═════ Data segment
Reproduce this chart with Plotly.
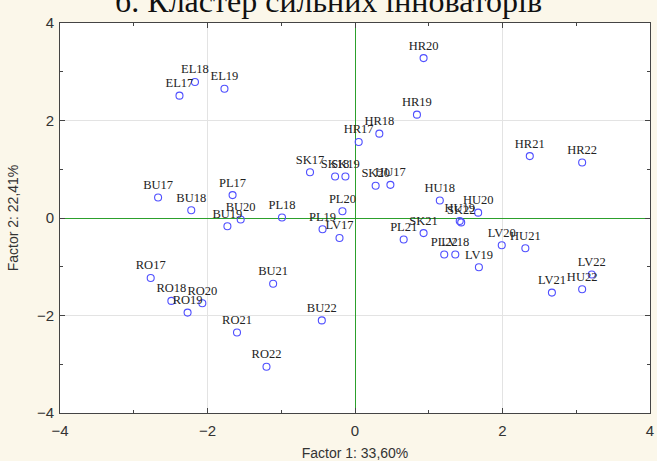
import plotly.graph_objects as go

labels = ["EL17", "EL18", "EL19", "HR17", "HR18", "HR19", "HR20", "HR21", "HR22",
          "SK17", "SK18", "SK19", "SK20", "SK21", "SK22",
          "HU17", "HU18", "HU19", "HU20", "HU21", "HU22",
          "LV17", "LV18", "LV19", "LV20", "LV21", "LV22",
          "PL17", "PL18", "PL19", "PL20", "PL21", "PL22",
          "BU17", "BU18", "BU19", "BU20", "BU21", "BU22",
          "RO17", "RO18", "RO19", "RO20", "RO21", "RO22"]
factor1 = [-2.38, -2.17, -1.77, 0.05, 0.33, 0.84, 0.93, 2.37, 3.08,
           -0.61, -0.27, -0.13, 0.28, 0.93, 1.44,
           0.48, 1.15, 1.42, 1.67, 2.31, 3.08,
           -0.21, 1.36, 1.68, 1.99, 2.67, 3.21,
           -1.66, -0.99, -0.44, -0.17, 0.66, 1.21,
           -2.67, -2.22, -1.73, -1.55, -1.11, -0.45,
           -2.77, -2.49, -2.27, -2.07, -1.60, -1.20]
factor2 = [2.51, 2.79, 2.65, 1.56, 1.73, 2.12, 3.28, 1.27, 1.14,
           0.94, 0.85, 0.85, 0.66, -0.31, -0.09,
           0.68, 0.36, -0.06, 0.11, -0.62, -1.46,
           -0.41, -0.75, -1.01, -0.56, -1.53, -1.16,
           0.47, 0.01, -0.23, 0.14, -0.44, -0.75,
           0.42, 0.16, -0.17, -0.03, -1.35, -2.10,
           -1.23, -1.70, -1.94, -1.75, -2.35, -3.05]

title_text = "б. Кластер сильних інноваторів"
x_title = "Factor 1: 33,60%"
y_title = "Factor 2: 22,41%"

fig = go.Figure()
fig.add_trace(go.Scatter(
    x=factor1, y=factor2, text=labels, mode="markers+text",
    textposition="top center",
    textfont=dict(family="Liberation Serif, Times New Roman, serif", size=12.5, color="#222222"),
    marker=dict(symbol="circle-open", size=7, color="#4f4fff", line=dict(width=1.1)),
    showlegend=False, cliponaxis=False, hoverinfo="skip",
))

axis_common = dict(
    range=[-4, 4], dtick=2, tick0=0, automargin=False,
    ticks="inside", ticklen=5, tickcolor="#444444",
    showline=True, linecolor="#444444", linewidth=1, mirror="ticks",
    showgrid=True, gridcolor="#e3e3e3", gridwidth=1,
    zeroline=True, zerolinecolor="#2ca02c", zerolinewidth=1,
    tickfont=dict(family="Liberation Sans, Arial, sans-serif", size=15, color="#333333"),
    minor=dict(dtick=1, ticks="inside", ticklen=3, tickcolor="#444444", showgrid=False),
)

fig.update_xaxes(**axis_common, ticklabelstandoff=4,
                 title=dict(text=x_title, standoff=18,
                            font=dict(family="Liberation Sans, Arial, sans-serif", size=14, color="#333333")))
fig.update_yaxes(**axis_common, ticklabelstandoff=2,
                 title=dict(text=y_title, standoff=14,
                            font=dict(family="Liberation Sans, Arial, sans-serif", size=14, color="#333333")))

fig.add_annotation(
    text=title_text, xref="paper", yref="paper", x=0.455, y=1.056,
    xanchor="center", yanchor="middle", showarrow=False,
    font=dict(family="Liberation Serif, Times New Roman, serif", size=32, color="#111111"),
)

fig.update_layout(
    width=657, height=461,
    margin=dict(l=60, r=7, t=23, b=48),
    paper_bgcolor="#fbf7ea", plot_bgcolor="#ffffff",
)

fig.write_html(
    "out.html",
    config={"displayModeBar": False},
    post_script="document.body.style.margin='0';document.body.style.background='#fbf7ea';",
)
══════════
» Exercise directions:
Starting with the first line of the data above and ending with the line containing "import plotly.graph_objects as go", please restate every line exactly, leaving images out.

» Completed exercise:
Reproduce this chart with Plotly.
import plotly.graph_objects as go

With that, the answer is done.